Karen Davis, President, United Poultry Concerns
Thank you, Animals 24-7, for publishing my article. I hope it will usefully raise the issue among us of a continued human resentment at being compared with an “animal,” a “primate,” a “farm animal.” Just yesterday (June 8), I listened to a talk show on NPR in which the commentators expressed anger at being compared with “primates,” seemingly not recognizing that human beings ARE primates. What people who resent these comparisons usually fail to perceive is that the nonhuman animals are themselves denigrated by being caricatured, and it is the denigrating characterization of these animals as metaphors of inferiority, stupidity, etc., to which they are reacting without any idea of who these caricatures are in their own right. Not that most people would probably care, since our species as a whole seems predisposed to regard the earth and our fellow inhabitants as elements to be overcome rather than acknowledged respectfully as matrix and kin.
Karen Davis, President, United Poultry Concerns http://www.upc-online.org
“…To deny our kinship with creatures who are other than human risks estrangement from the living world to a pathological degree. To feel slighted that a hen or a cow or a sow could love her children as a woman loves hers is petty and dissociated from reality.”

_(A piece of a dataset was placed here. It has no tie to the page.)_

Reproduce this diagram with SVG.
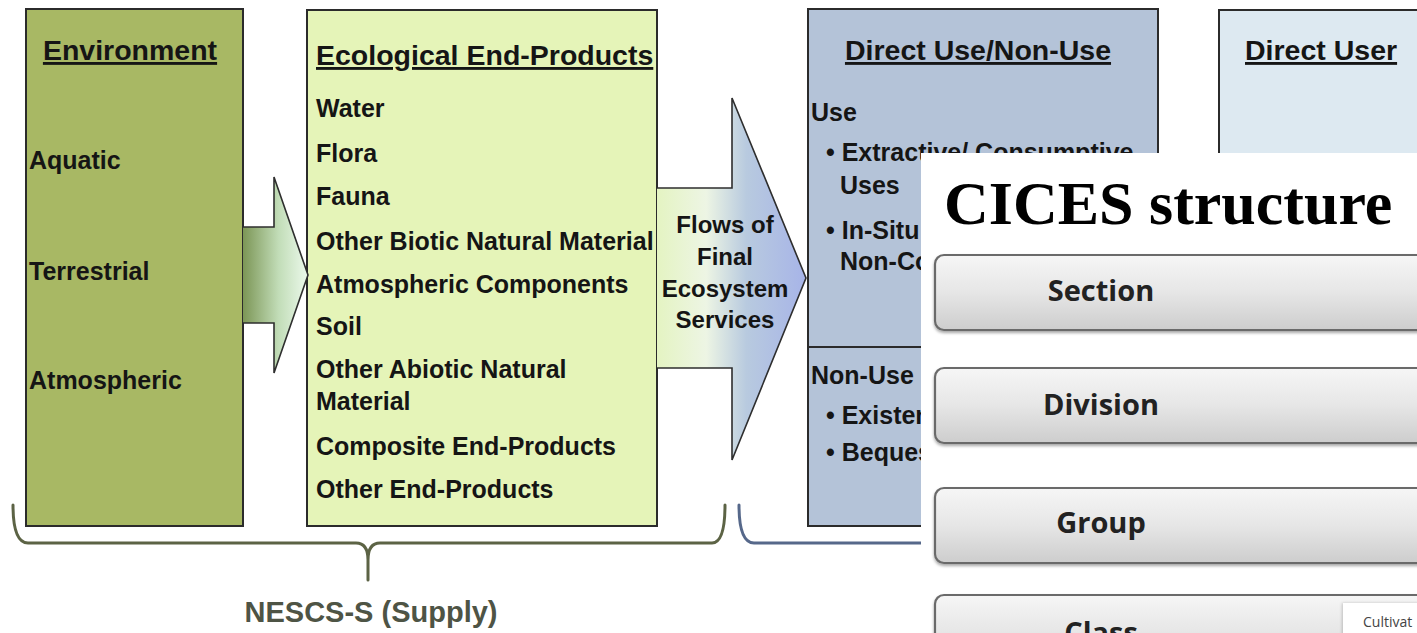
<svg xmlns="http://www.w3.org/2000/svg" width="1417" height="633" viewBox="0 0 1417 633">
  <style>
    .box { stroke: #2b2b2b; stroke-width: 2; }
    .t { font-family: "Liberation Sans", Arial, sans-serif; font-weight: bold; fill: #151515; }
    .title { font-size: 28.5px; text-decoration: underline; }
    .item { font-size: 25px; }
    .flow { font-size: 24px; text-anchor: middle; }
    .brace { fill: none; stroke-width: 3; stroke-linecap: round; stroke-linejoin: round; }
    .arrow { stroke: #2e2e2e; stroke-width: 1.6; stroke-linejoin: miter; }
    .btn { fill: url(#btnGrad); stroke: #6b6b6b; stroke-width: 2.2; }
    .btnText { font-family: "Open Sans", "Liberation Sans", sans-serif; font-weight: bold; font-size: 29px; fill: #222222; text-anchor: middle; }
  </style>
  <defs>
    <linearGradient id="arrowGreen" gradientUnits="userSpaceOnUse" x1="243" y1="0" x2="308" y2="0">
      <stop offset="0" stop-color="#7c9656"/>
      <stop offset="0.55" stop-color="#c2ddb8"/>
      <stop offset="1" stop-color="#ecf9ec"/>
    </linearGradient>
    <linearGradient id="arrowFlow" gradientUnits="userSpaceOnUse" x1="657" y1="0" x2="806" y2="0">
      <stop offset="0" stop-color="#e4f4c2"/>
      <stop offset="0.33" stop-color="#edf5e4"/>
      <stop offset="0.6" stop-color="#b8cadf"/>
      <stop offset="1" stop-color="#a7b4e8"/>
    </linearGradient>
    <linearGradient id="btnGrad" x1="0" y1="0" x2="0" y2="1">
      <stop offset="0" stop-color="#f6f6f6"/>
      <stop offset="0.5" stop-color="#e6e6e6"/>
      <stop offset="1" stop-color="#cdcdcd"/>
    </linearGradient>
    <filter id="btnShadow" x="-5%" y="-20%" width="110%" height="150%">
      <feDropShadow dx="0" dy="2" stdDeviation="1.5" flood-color="#000" flood-opacity="0.35"/>
    </filter>
    <filter id="softLeft" x="-20%" y="-20%" width="140%" height="140%">
      <feDropShadow dx="-1" dy="0" stdDeviation="1.5" flood-color="#000" flood-opacity="0.2"/>
    </filter>
  </defs>

  <rect x="0" y="0" width="1417" height="633" fill="#ffffff"/>

  <!-- Environment column -->
  <g id="environment">
    <rect class="box" x="26" y="9" width="217" height="517" fill="#a8b864"/>
    <text class="t title" x="130" y="60" text-anchor="middle">Environment</text>
    <text class="t item" x="29" y="169">Aquatic</text>
    <text class="t item" x="29" y="280">Terrestrial</text>
    <text class="t item" x="29" y="389">Atmospheric</text>
  </g>

  <!-- Ecological end-products column -->
  <g id="end-products">
    <rect class="box" x="307" y="10" width="350" height="516" fill="#e5f4b8"/>
    <text class="t title" x="316" y="65">Ecological End-Products</text>
    <text class="t item" x="316" y="117">Water</text>
    <text class="t item" x="316" y="162">Flora</text>
    <text class="t item" x="316" y="205">Fauna</text>
    <text class="t item" x="316" y="250">Other Biotic Natural Material</text>
    <text class="t item" x="316" y="293">Atmospheric Components</text>
    <text class="t item" x="316" y="335">Soil</text>
    <text class="t item" x="316" y="378">Other Abiotic Natural</text>
    <text class="t item" x="316" y="410">Material</text>
    <text class="t item" x="316" y="455">Composite End-Products</text>
    <text class="t item" x="316" y="498">Other End-Products</text>
  </g>

  <!-- Direct use / non-use column -->
  <g id="direct-use">
    <rect class="box" x="808" y="9" width="350" height="517" fill="#b4c3d8"/>
    <line x1="808" y1="347" x2="1158" y2="347" stroke="#2b2b2b" stroke-width="2"/>
    <text class="t title" x="978" y="60" text-anchor="middle">Direct Use/Non-Use</text>
    <text class="t item" x="811" y="121">Use</text>
    <text class="t item" x="826" y="161">• Extractive/ Consumptive</text>
    <text class="t item" x="840" y="194">Uses</text>
    <text class="t item" x="826" y="239">• In-Situ</text>
    <text class="t item" x="840" y="270">Non-Consumptive</text>
    <text class="t item" x="811" y="384">Non-Use</text>
    <text class="t item" x="826" y="424">• Existence</text>
    <text class="t item" x="826" y="461">• Bequest</text>
  </g>

  <!-- Direct user column -->
  <g id="direct-user">
    <rect class="box" x="1219" y="10" width="220" height="516" fill="#dde9f1"/>
    <text class="t title" x="1245" y="60">Direct User</text>
  </g>

  <!-- Flow arrows and supply bracket -->
  <g id="connectors">
    <path class="arrow" fill="url(#arrowGreen)" d="M243,227 L274,227 L274,177 L308,275 L274,373 L274,323 L243,323"/>
    <g id="flow-arrow">
      <path class="arrow" fill="url(#arrowFlow)" d="M657,188 L732,188 L732,98 L806,278 L732,460 L732,368 L657,368"/>
      <text class="t flow" x="725" y="233">Flows of</text>
      <text class="t flow" x="725" y="265">Final</text>
      <text class="t flow" x="725" y="297">Ecosystem</text>
      <text class="t flow" x="725" y="328">Services</text>
    </g>
    <path class="brace" stroke="#5c6345" d="M13,505 Q13,543 28,543 L356,543 Q368,543 368,560 L368,580 M368,560 Q368,543 380,543 L712,543 Q725,543 725,505"/>
    <path class="brace" stroke="#56688a" d="M739,505 Q739,543 754,543 L940,543"/>
  </g>

  <g id="supply-label">
    <text x="371" y="622" text-anchor="middle" font-family="Liberation Sans, Arial, sans-serif" font-weight="bold" font-size="29" fill="#4e5445">NESCS-S (Supply)</text>
  </g>

  <!-- CICES structure panel -->
  <g id="cices-panel">
    <rect x="921" y="153" width="496" height="480" fill="#ffffff"/>
    <text x="944" y="224" font-family="Liberation Serif, 'Times New Roman', serif" font-weight="bold" font-size="62" fill="#000000">CICES structure</text>
  </g>

  <g id="section">
    <rect class="btn" filter="url(#btnShadow)" x="935" y="255" width="500" height="75" rx="9"/>
    <text class="btnText" x="1101" y="301">Section</text>
  </g>
  <g id="division">
    <rect class="btn" filter="url(#btnShadow)" x="935" y="368" width="500" height="75" rx="9"/>
    <text class="btnText" x="1101" y="415">Division</text>
  </g>
  <g id="group">
    <rect class="btn" filter="url(#btnShadow)" x="935" y="488" width="500" height="75" rx="9"/>
    <text class="btnText" x="1101" y="533">Group</text>
  </g>
  <g id="class">
    <rect class="btn" filter="url(#btnShadow)" x="935" y="595" width="500" height="75" rx="9"/>
    <text class="btnText" x="1101" y="643">Class</text>
    <rect x="1343" y="603" width="90" height="45" fill="#ffffff" filter="url(#softLeft)"/>
    <text x="1363" y="627" font-family="'Open Sans', 'Liberation Sans', sans-serif" font-size="14" fill="#444444">Cultivat</text>
  </g>
</svg>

Eloquently and very well stated.
While I don’t claim success in being a purist, and while I am at times, as are many people, conflicted between what I “believe” and what I do, I couldn’t agree more with your above-quoted statement. And perhaps because I grew up in a household that was multi-cultural/ethnic and for the most part kind, gentle and thoughtful, I have always seen myself as a fellow animal, a primate, definitely, but not “better” than the cats my family and I have always loved and cared for, or the members of other species we have interacted with. It has always been abundantly clear to me that members of other species are sentient, that they have feelings and worth, and are worthy of our respect, protection when needed, and regard. As a minority woman, I am proud to include myself in the diversity of life. Would that all human beings could realize the truth of what you say, and prioritize our kind treatment of other living beings above such “values” as greed, competitiveness, and self-obsessiveness.
Hi Jamaka,
Thank you for your commentary on the issue I raise in this article. It is sad and strange how threatened many people seem to feel in being reminded of our connection with the rest of the living world on earth. Meanwhile, many hope to find our “equals” in outer space, on other planets and distant stars. You are fortunate to have grown up in the family you describe and to carry that experience through your life and feelings.
Karen Davis, United Poultry Concerns
No, feminists are not right to resist comparison with females of other species. I am proud to call whales, horses, dogs, and butterflies, all living creatures, my brothers and sisters. It is a puzzle to me how a percentage of us, us humans, feel so connected to other animals and to nature while many humans feel nothing at all. Some of us were raised to care for others it is just who we are. Thank you for this article.
Thank you, Dr. Davis, for writing an excellent (and brave) article that is right-on target. However, I think the issue of human-nonhuman animal relationship is much broader than that of “feminism”. There is a strong reluctance among many of the “oppressed” social justice groups (whether based on sex, race, religion, migrants, etc.) to compare their plights to that of nonhuman beings. Actually, it’s more than reluctance, I think they find it offensive and are strongly antagonistic. These groups are supposed to be very “sensitive to and empathize” with each other’s cause (and they are). However, this is not the case for those beings who have been and still are the most oppressed among us: nonhuman animals. No compassion, no empathy for the most innocent, persecuted, and exploited beings on this planet. Just think if many within these social “oppressed” groups became vegan out of justice and empathy for nonhuman beings, we would truly be a Vegan World almost overnight. I think there is incredible hypocrisy on their part and they should be confronted as often as possible.
I agree with you completely. In this article, I focus on women and feminism in particular because of the unexpected rejection of my previous article by a “progressive” publication, one of whose editors invited me to write it for Mother’s Day, only to have it rejected by a senior editor as a “feminist slur.” (So a speciesist slur is okay!) I discuss the question of the ethics and efficacy of comparing one group’s oppression with that of another in The Holocaust and the Henmaid’s Tale: A Case for Comparing Atrocities. In the article that was rejected, I discuss the continuity of devoted motherhood in women and mother hens. One problem with the Left is its roots in Marxism. Engels wrote, for example: “The most that an animal can achieve is to collect; man produces; he prepares the means of life in the widest sense of the word, which, without him, nature would not have produced. This makes impossible any immediate transference of the laws of life in animal societies to human ones.”
The hard core Left excludes (other) animals. The continuum between humans and other animals with regard to their mental lives extends, as Darwin showed, to love, memory, curiosity, reason, and sympathy for each other, but Darwin’s perceptions and those of the Left remain separate spheres essentially.